A “COMPANIONABLE MARRIAGE” Mira Wang and Jan Vogler were the superb soloists in John Harbison’s Double Concerto — and they just happen to be married to each other. |
Outpourings of love have been flooding the Boston musical scene. Colleagues, friends, students (among them students from Venezuela’s El Sistema), and admirers of the late Marylou Speaker Churchill (former principal second-violinist of the BSO) — from brilliant young pre-school performers to Yo-Yo Ma — overflowed the Jordan Hall stage and house back on April 4. Everyone spoke about her joy in, and dedication to, music, and everyone who performed partook of that joy. She herself had the last soul-stirring word in a recording, with pianist Veronica Jochum, of the transcendent last movement of Messiaen’s Quatuor pour la fin du temps.
More love was directed at pianist Russell Sherman, who’s celebrating his 80th birthday in a series of Haydn/Schoenberg recitals at Emmanuel Church. (The final one is this Sunday, April 25.) His musical insight has grown deeper and more complex over the years, if on occasion he’s less technically steady. (Haydn spotlights even the smallest imperfection.) Sherman emphasized Haydn’s great minor-key poignance, and also the underlying seriousness of his game playing, and then Schoenberg’s seriousness and the game playing behind that. Sherman’s conceptions and his playing have a new fullness, and at his very best, especially throughout the second concert, that fullness fills the listener.
At that second concert, he turned over Haydn’s B-minor Sonata and Schoenberg’s Five Pieces for Piano (Opus 23) to Katherine Chi, one of his most gifted former students. She played the Haydn with heartbreaking elegance and the Schoenberg with the clarity and playfulness you’d expect in Haydn, plus an added sense of urgency.
Emmanuel’s Haydn and Schoenberg year closed with “Reinventing Vienna,” this final concert led by John Harbison as Emmanuel’s acting artistic director and Michael Beattie as associate conductor — a spine-tingling event that also became something of a love-in. Beattie led the small Emmanuel Orchestra in Schoenberg’s hallucinatory Accompaniment to a Cinematographic Scene (1930) — imaginary film music that seems like an entire Mahler symphony, full of waltzes (very Viennese) and menace, compressed — collapsed — into 10 minutes. Then he returned with soloists Danielle Maddon (violin), Rafael Popper-Keizer (cello), Peggy Pearson (eloquent oboe), and Thomas Stephenson (burbly bassoon) in one of Haydn’s rare concertos, the charming B-flat Symphonia concertante.
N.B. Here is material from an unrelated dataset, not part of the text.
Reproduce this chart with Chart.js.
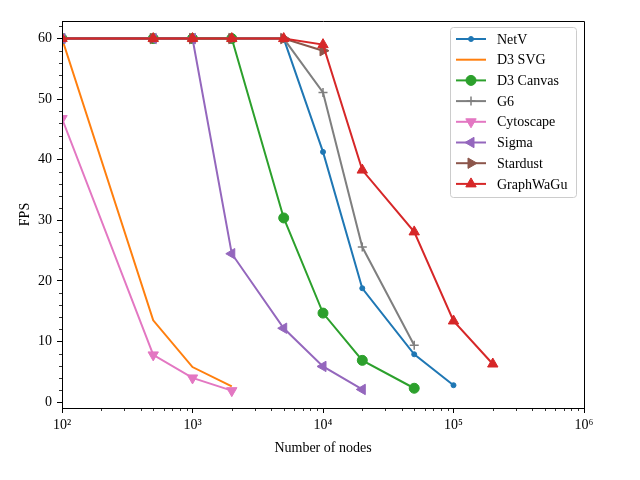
<!DOCTYPE html>
<html><head><meta charset="utf-8">
<script src="https://cdn.jsdelivr.net/npm/chart.js@4.4.1/dist/chart.umd.min.js"></script>
<style>html,body{margin:0;padding:0;background:#fff}#wrap{width:640px;height:480px;position:relative}</style>
</head><body><div id="wrap"><canvas id="c" width="640" height="480"></canvas></div>
<script>
// ---- data ----
const seriesNames = ['NetV','D3 SVG','D3 Canvas','G6','Cytoscape','Sigma','Stardust','GraphWaGu'];
const netvX = [100,500,1000,2000,5000,10000,20000,50000,100000];
const netvY = [60,60,60,60,60,41.3,18.8,7.9,2.8];
const d3svgX = [100,500,1000,2000];
const d3svgY = [60,13.5,5.8,2.6];
const d3canvasX = [100,500,1000,2000,5000,10000,20000,50000];
const d3canvasY = [60,60,60,60,30.4,14.7,6.9,2.3];
const g6X = [100,500,1000,2000,5000,10000,20000,50000];
const g6Y = [60,60,60,60,60,51.1,25.6,9.4];
const cytoscapeX = [100,500,1000,2000];
const cytoscapeY = [46.8,7.8,4.0,1.9];
const sigmaX = [100,500,1000,2000,5000,10000,20000];
const sigmaY = [60,60,60,24.5,12.2,5.9,2.1];
const stardustX = [100,500,1000,2000,5000,10000];
const stardustY = [60,60,60,60,60,58.0];
const graphwaguX = [100,500,1000,2000,5000,10000,20000,50000,100000,200000];
const graphwaguY = [60,60,60,60,60,59.0,38.3,28.1,13.4,6.3];
const xTickValues = [100,1000,10000,100000,1000000];
const xTickLabels = ['10\u00B2','10\u00B3','10\u2074','10\u2075','10\u2076'];
const yTickValues = [0,10,20,30,40,50,60];
const yTickLabels = ['0','10','20','30','40','50','60'];
const xLabel = 'Number of nodes';
const yLabel = 'FPS';

// ---- styles ----
const FONT = 'Liberation Serif, Times New Roman, serif';
const styles = [
  {color:'#1f77b4', pointStyle:'circle', rotation:0, radius:2.5, bw:1},
  {color:'#ff7f0e', pointStyle:false, rotation:0, radius:0, bw:1},
  {color:'#2ca02c', pointStyle:'circle', rotation:0, radius:5, bw:1},
  {color:'#7f7f7f', pointStyle:'cross', rotation:0, radius:4.5, bw:1.5},
  {color:'#e377c2', pointStyle:'triangle', rotation:180, radius:6, bw:1},
  {color:'#9467bd', pointStyle:'triangle', rotation:270, radius:6, bw:1},
  {color:'#8c564b', pointStyle:'triangle', rotation:90, radius:6, bw:1},
  {color:'#d62728', pointStyle:'triangle', rotation:0, radius:6, bw:1}
];
const xs = [netvX,d3svgX,d3canvasX,g6X,cytoscapeX,sigmaX,stardustX,graphwaguX];
const ys = [netvY,d3svgY,d3canvasY,g6Y,cytoscapeY,sigmaY,stardustY,graphwaguY];

const datasets = seriesNames.map((name,i)=>({
  label:name,
  data: xs[i].map((x,j)=>({x:x,y:ys[i][j]})),
  borderColor: styles[i].color,
  backgroundColor: styles[i].color,
  borderWidth: 2,
  pointStyle: styles[i].pointStyle,
  pointRotation: styles[i].rotation,
  pointRadius: styles[i].radius,
  pointBorderWidth: styles[i].bw,
  pointBorderColor: styles[i].color,
  pointBackgroundColor: styles[i].color,
  pointHoverRadius: styles[i].radius,
  tension: 0,
  fill: false,
  clip: 0,
  order: seriesNames.length - i
}));

const framePlugin = {
  id:'frame',
  afterDraw(chart){
    const ctx = chart.ctx, a = chart.chartArea;
    const xS = chart.scales.x, yS = chart.scales.y;
    ctx.save();
    ctx.strokeStyle = '#000';
    ctx.lineWidth = 1;
    ctx.beginPath();
    ctx.rect(Math.round(a.left)+0.5, Math.round(a.top)+0.5, Math.round(a.right-a.left), Math.round(a.bottom-a.top));
    ctx.stroke();
    // minor ticks x
    ctx.lineWidth = 0.8;
    ctx.beginPath();
    for (let d=2; d<6; d++){
      for (let m=2; m<10; m++){
        const px = Math.round(xS.getPixelForValue(m*Math.pow(10,d)))+0.5;
        ctx.moveTo(px, a.bottom); ctx.lineTo(px, a.bottom+3);
      }
    }
    // minor ticks y
    for (let v=2; v<63; v+=2){
      if (v%10===0) continue;
      const py = Math.round(yS.getPixelForValue(v))+0.5;
      ctx.moveTo(a.left, py); ctx.lineTo(a.left-3, py);
    }
    ctx.stroke();
    // legend
    const bw = 126, bh = 170;
    const bx = a.right - 8 - bw, by = a.top + 6;
    ctx.fillStyle = 'rgba(255,255,255,0.8)';
    ctx.strokeStyle = '#cccccc';
    ctx.lineWidth = 1;
    ctx.beginPath();
    if (ctx.roundRect) ctx.roundRect(bx+0.5, by+0.5, bw, bh, 3); else ctx.rect(bx+0.5, by+0.5, bw, bh);
    ctx.fill(); ctx.stroke();
    ctx.font = '14px ' + FONT;
    ctx.textBaseline = 'middle';
    ctx.textAlign = 'left';
    chart.data.datasets.forEach((ds,i)=>{
      const y = by + 12 + i*20.7;
      ctx.strokeStyle = ds.borderColor;
      ctx.lineWidth = 2;
      ctx.beginPath(); ctx.moveTo(bx+6, y); ctx.lineTo(bx+36, y); ctx.stroke();
      if (ds.pointStyle){
        ctx.fillStyle = ds.backgroundColor;
        ctx.strokeStyle = ds.borderColor;
        ctx.lineWidth = ds.pointBorderWidth;
        Chart.helpers.drawPoint(ctx, {pointStyle: ds.pointStyle, rotation: ds.pointRotation, radius: ds.pointRadius, borderWidth: ds.pointBorderWidth}, bx+21, y);
      }
      ctx.fillStyle = '#000';
      ctx.fillText(ds.label, bx+47, y+1);
    });
    ctx.restore();
  }
};

new Chart(document.getElementById('c'), {
  type:'line',
  data:{datasets},
  options:{
    responsive:false,
    animation:false,
    devicePixelRatio:1,
    layout:{padding:{top:21, right:56, left:0, bottom:0}},
    plugins:{legend:{display:false}, tooltip:{enabled:false}},
    scales:{
      x:{
        type:'logarithmic', min:100, max:1000000, position:'bottom',
        afterBuildTicks:(s)=>{ s.ticks = xTickValues.map(v=>({value:v, major:true})); },
        afterFit:(s)=>{ s.height = 72; },
        grid:{drawOnChartArea:false, drawTicks:true, tickLength:5, tickColor:'#000', tickWidth:1},
        border:{display:true, color:'#000', width:1},
        ticks:{autoSkip:false, maxRotation:0, minRotation:0, padding:4, color:'#000', font:{family:FONT, size:14},
          callback:(v,i)=>xTickLabels[i]},
        title:{display:true, text:xLabel, color:'#000', font:{family:FONT, size:14}, padding:{top:0,bottom:23}}
      },
      y:{
        type:'linear', min:-0.96, max:62.9, position:'left',
        afterBuildTicks:(s)=>{ s.ticks = yTickValues.map(v=>({value:v})); },
        afterFit:(s)=>{ s.width = 62; },
        grid:{drawOnChartArea:false, drawTicks:true, tickLength:5, tickColor:'#000', tickWidth:1},
        border:{display:true, color:'#000', width:1},
        ticks:{autoSkip:false, padding:5, color:'#000', font:{family:FONT, size:14},
          callback:(v,i)=>yTickLabels[i]},
        title:{display:true, text:yLabel, color:'#000', font:{family:FONT, size:14}, padding:{top:17,bottom:0}}
      }
    }
  },
  plugins:[framePlugin]
});
</script></body></html>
After intermission, Harbison led a transparent performance of Schoenberg’s landmark Five Pieces for Orchestra (1909), in the composer’s uncannily beautiful chamber version. You could hear every mysterious strand — sudden dramatic shifts in one movement, otherworldly stasis in another. He’s taught at least one audience in town to love Schoenberg. He closed with the vivacious and virtually unknown Symphony No. 70, in D major and minor, with its canons going in opposite directions, its vigorous “hunting” Minuet interrupted by a heavenly pastoral Trio, and, in the Allegro con brio Finale, knock-the-breath-out-of-you surprises.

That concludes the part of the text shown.